- [Problem requirements]
Reproduce nothing but the lines from the start of the material through the line that includes "50.3, 37.5, -3.5];", both ends included, and omit every picture.

===

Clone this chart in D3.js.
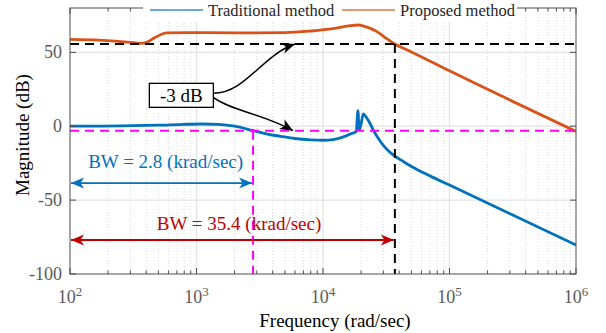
<!DOCTYPE html>
<html>
<head>
<meta charset="utf-8">
<script src="https://cdn.jsdelivr.net/npm/d3@7"></script>
<style>
  body { margin: 0; background: #fff; }
  svg { display: block; font-family: 'Liberation Serif', 'Times New Roman', serif; }
</style>
</head>
<body>
<svg id="chart"></svg>
<script>
// values
const seriesNames = ['Traditional method', 'Proposed method'];
const tradFreq = [100, 250, 500, 800, 1100, 1500, 2000, 2800, 3700, 4600, 6000, 8000, 10000, 12000, 14500, 16500, 18300, 18900, 19300, 20000, 20800, 22000, 23500, 25000, 27500, 30000, 33000, 37000, 43000, 50000, 70000, 100000, 1000000];
const tradMag = [0, 0.2, 0.7, 1.3, 1.5, 1.2, 0, -3, -5.5, -6.8, -8.3, -9.2, -9.5, -9, -7.2, -5.3, -3.5, 10.5, -2.6, 1.5, 8.3, 6, 2, -2.6, -8.5, -13, -16.8, -20.3, -23.8, -27.2, -33.6, -39.8, -80.4];
const propFreq = [100, 170, 300, 360, 400, 470, 580, 840, 2000, 5000, 8000, 12000, 16000, 19000, 22000, 26700, 31000, 37000, 50000, 100000, 1000000];
const propMag = [58.8, 58.3, 56.8, 56.1, 56.6, 60, 63.2, 63.4, 63.1, 63.3, 64.4, 66, 67.9, 68.5, 67.2, 64, 60, 55.6, 50.3, 37.5, -3.5];

const xTicks = [1e2, 1e3, 1e4, 1e5, 1e6];
const xTickExp = ['2', '3', '4', '5', '6'];
const yTicks = [-100, -50, 0, 50];

const refLevels = [55.6, -3];          // -3 dB levels: proposed, traditional
const bwFreqs = [37000, 2800];         // bandwidth crossings: proposed, traditional
const bwLabels = ['BW = 35.4 (krad/sec)', 'BW = 2.8 (krad/sec)'];
const bwArrowMag = [-77, -38.5];
const bwLabelFreq = [2170, 570];
const bwLabelMag = [-70.2, -28.3];

const noteText = '-3 dB';
const notePos = [759, 20.9];
const noteTips = [[6010, 55.6], [5800, -3]];

const width = 606, height = 333;
const margin = { top: 8, right: 30, bottom: 59, left: 70 };
const colors = { trad: '#0072bd', prop: '#d95319', bwTrad: '#0072bd', bwProp: '#c00000' };

const svg = d3.select('#chart')
  .attr('width', width)
  .attr('height', height);

const x = d3.scaleLog().domain([1e2, 1e6]).range([margin.left, width - margin.right]);
const y = d3.scaleLinear().domain([-100, 80]).range([height - margin.bottom, margin.top]);
const x0 = x.range()[0], x1 = x.range()[1], yb = y.range()[0], yt = y.range()[1];

const minor = x.ticks().filter(t => !xTicks.includes(t));

// arrowheads
const defs = svg.append('defs');
const addMarker = (id, color) => {
  defs.append('marker')
    .attr('id', id)
    .attr('viewBox', '-14 -7 16 14')
    .attr('refX', 0).attr('refY', 0)
    .attr('markerWidth', 16).attr('markerHeight', 14)
    .attr('markerUnits', 'userSpaceOnUse')
    .attr('orient', 'auto-start-reverse')
    .append('path')
    .attr('d', 'M0,0 L-13,-5.5 L-9.5,0 L-13,5.5 Z')
    .attr('fill', color);
};
addMarker('arrBlue', colors.bwTrad);
addMarker('arrRed', colors.bwProp);
addMarker('arrBlack', '#000');

defs.append('clipPath').attr('id', 'plotClip')
  .append('rect')
  .attr('x', x0).attr('y', yt).attr('width', x1 - x0).attr('height', yb - yt);

// grid
const grid = svg.append('g');
grid.selectAll('.minor').data(minor).join('line')
  .attr('x1', d => x(d)).attr('x2', d => x(d))
  .attr('y1', yt).attr('y2', yb)
  .attr('stroke', '#dcdcdc').attr('stroke-dasharray', '1,2');
grid.selectAll('.vmaj').data(xTicks.slice(1, -1)).join('line')
  .attr('x1', d => x(d)).attr('x2', d => x(d))
  .attr('y1', yt).attr('y2', yb)
  .attr('stroke', '#e3e3e3').attr('stroke-width', 1.3);
grid.selectAll('.hmaj').data(yTicks.slice(1)).join('line')
  .attr('x1', x0).attr('x2', x1)
  .attr('y1', d => y(d)).attr('y2', d => y(d))
  .attr('stroke', '#e3e3e3').attr('stroke-width', 1.3);

// curves
const line = d3.line()
  .x(d => x(d[0]))
  .y(d => y(d[1]))
  .curve(d3.curveMonotoneX);

const plot = svg.append('g').attr('clip-path', 'url(#plotClip)');
plot.append('path')
  .datum(tradFreq.map((f, i) => [f, tradMag[i]]))
  .attr('d', line)
  .attr('fill', 'none')
  .attr('stroke', colors.trad)
  .attr('stroke-width', 2.8)
  .attr('stroke-linejoin', 'round');
plot.append('path')
  .datum(propFreq.map((f, i) => [f, propMag[i]]))
  .attr('d', line)
  .attr('fill', 'none')
  .attr('stroke', colors.prop)
  .attr('stroke-width', 2.8)
  .attr('stroke-linejoin', 'round');

// -3 dB guide lines
const dashColors = ['#000', '#ff00ff'];
refLevels.forEach((lvl, i) => {
  plot.append('line')
    .attr('x1', x0).attr('x2', x1)
    .attr('y1', y(lvl)).attr('y2', y(lvl))
    .attr('stroke', dashColors[i]).attr('stroke-width', 2)
    .attr('stroke-dasharray', '9,6');
  plot.append('line')
    .attr('x1', x(bwFreqs[i])).attr('x2', x(bwFreqs[i]))
    .attr('y1', y(lvl)).attr('y2', yb)
    .attr('stroke', dashColors[i]).attr('stroke-width', 2)
    .attr('stroke-dasharray', '9,6');
});

// bandwidth arrows
const bwColors = [colors.bwProp, colors.bwTrad];
const bwMarkers = ['arrRed', 'arrBlue'];
bwFreqs.forEach((f, i) => {
  svg.append('line')
    .attr('x1', x0 + 1).attr('x2', x(f) - 1)
    .attr('y1', y(bwArrowMag[i])).attr('y2', y(bwArrowMag[i]))
    .attr('stroke', bwColors[i]).attr('stroke-width', 1.8)
    .attr('marker-start', `url(#${bwMarkers[i]})`)
    .attr('marker-end', `url(#${bwMarkers[i]})`);
  svg.append('text')
    .attr('x', x(bwLabelFreq[i]))
    .attr('y', y(bwLabelMag[i]))
    .attr('text-anchor', 'middle')
    .attr('font-size', 19)
    .attr('fill', bwColors[i])
    .text(bwLabels[i]);
});

// "-3 dB" note with curved arrows
const nx = x(notePos[0]), ny = y(notePos[1]);
const boxW = 64, boxH = 24;
const bx1 = nx + boxW / 2;
const tipA = [x(noteTips[0][0]), y(noteTips[0][1])];
const tipB = [x(noteTips[1][0]), y(noteTips[1][1])];
const pA = d3.path();
pA.moveTo(bx1, ny - 2);
pA.bezierCurveTo(bx1 + 32, ny - 2, tipA[0] - 33, tipA[1] + 11, tipA[0], tipA[1]);
const pB = d3.path();
pB.moveTo(bx1, ny + 2);
pB.bezierCurveTo(bx1 + 17, ny + 15, tipB[0] - 28, tipB[1] - 16, tipB[0], tipB[1]);
[pA, pB].forEach(p => {
  svg.append('path')
    .attr('d', p.toString())
    .attr('fill', 'none')
    .attr('stroke', '#000')
    .attr('stroke-width', 1.5)
    .attr('marker-end', 'url(#arrBlack)');
});
svg.append('rect')
  .attr('x', nx - boxW / 2).attr('y', ny - boxH / 2)
  .attr('width', boxW).attr('height', boxH)
  .attr('fill', '#fff').attr('stroke', '#000').attr('stroke-width', 1.3);
svg.append('text')
  .attr('x', nx).attr('y', ny).attr('dy', '0.33em')
  .attr('text-anchor', 'middle')
  .attr('font-size', 19)
  .text(noteText);

// axes box and ticks
const ax = svg.append('g').attr('stroke', '#4d4d4d');
ax.append('rect')
  .attr('x', x0).attr('y', yt).attr('width', x1 - x0).attr('height', yb - yt)
  .attr('fill', 'none').attr('stroke-width', 1);
[[yb, -1], [yt, 1]].forEach(([yy, dir]) => {
  ax.selectAll(null).data(xTicks).join('line')
    .attr('x1', d => x(d)).attr('x2', d => x(d))
    .attr('y1', yy).attr('y2', yy + dir * 6);
  ax.selectAll(null).data(minor).join('line')
    .attr('x1', d => x(d)).attr('x2', d => x(d))
    .attr('y1', yy).attr('y2', yy + dir * 3.5);
});
[[x0, 1], [x1, -1]].forEach(([xx, dir]) => {
  ax.selectAll(null).data(yTicks).join('line')
    .attr('x1', xx).attr('x2', xx + dir * 6)
    .attr('y1', d => y(d)).attr('y2', d => y(d));
});

// tick labels
const xl = svg.append('g')
  .attr('fill', '#5a5a5a')
  .attr('text-anchor', 'middle');
xTicks.forEach((t, i) => {
  const tx = xl.append('text')
    .attr('x', x(t)).attr('y', yb + 29)
    .attr('font-size', 18);
  tx.append('tspan').text('10');
  tx.append('tspan').attr('dy', -7).attr('font-size', 13).text(xTickExp[i]);
});
svg.append('g')
  .selectAll('text').data(yTicks).join('text')
  .attr('x', x0 - 8).attr('y', d => y(d)).attr('dy', '0.34em')
  .attr('text-anchor', 'end')
  .attr('font-size', 18)
  .attr('fill', '#5a5a5a')
  .text(d => d);

// axis titles
svg.append('text')
  .attr('x', 335).attr('y', yb + 53)
  .attr('text-anchor', 'middle')
  .attr('font-size', 19)
  .text('Frequency (rad/sec)');
svg.append('text')
  .attr('transform', `translate(29,${135}) rotate(-90)`)
  .attr('text-anchor', 'middle')
  .attr('font-size', 19)
  .text('Magnitude (dB)');

// legend over the top edge
const lg = svg.append('g');
lg.append('rect')
  .attr('x', 143).attr('y', 0).attr('width', 374).attr('height', 21.5)
  .attr('fill', '#fff');
const legendX = [150, 342];
seriesNames.forEach((name, i) => {
  lg.append('line')
    .attr('x1', legendX[i]).attr('x2', legendX[i] + 53)
    .attr('y1', 10).attr('y2', 10)
    .attr('stroke', i === 0 ? colors.trad : colors.prop)
    .attr('stroke-width', 1.5)
    .attr('stroke-opacity', 0.8);
  lg.append('text')
    .attr('x', legendX[i] + 58).attr('y', 16)
    .attr('font-size', 16.5)
    .attr('fill', '#262626')
    .text(name);
});
</script>
</body>
</html>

===

- [Answer for this exercise]
Clone this chart in D3.js.
<!DOCTYPE html>
<html>
<head>
<meta charset="utf-8">
<script src="https://cdn.jsdelivr.net/npm/d3@7"></script>
<style>
  body { margin: 0; background: #fff; }
  svg { display: block; font-family: 'Liberation Serif', 'Times New Roman', serif; }
</style>
</head>
<body>
<svg id="chart"></svg>
<script>
// values
const seriesNames = ['Traditional method', 'Proposed method'];
const tradFreq = [100, 250, 500, 800, 1100, 1500, 2000, 2800, 3700, 4600, 6000, 8000, 10000, 12000, 14500, 16500, 18300, 18900, 19300, 20000, 20800, 22000, 23500, 25000, 27500, 30000, 33000, 37000, 43000, 50000, 70000, 100000, 1000000];
const tradMag = [0, 0.2, 0.7, 1.3, 1.5, 1.2, 0, -3, -5.5, -6.8, -8.3, -9.2, -9.5, -9, -7.2, -5.3, -3.5, 10.5, -2.6, 1.5, 8.3, 6, 2, -2.6, -8.5, -13, -16.8, -20.3, -23.8, -27.2, -33.6, -39.8, -80.4];
const propFreq = [100, 170, 300, 360, 400, 470, 580, 840, 2000, 5000, 8000, 12000, 16000, 19000, 22000, 26700, 31000, 37000, 50000, 100000, 1000000];
const propMag = [58.8, 58.3, 56.8, 56.1, 56.6, 60, 63.2, 63.4, 63.1, 63.3, 64.4, 66, 67.9, 68.5, 67.2, 64, 60, 55.6, 50.3, 37.5, -3.5];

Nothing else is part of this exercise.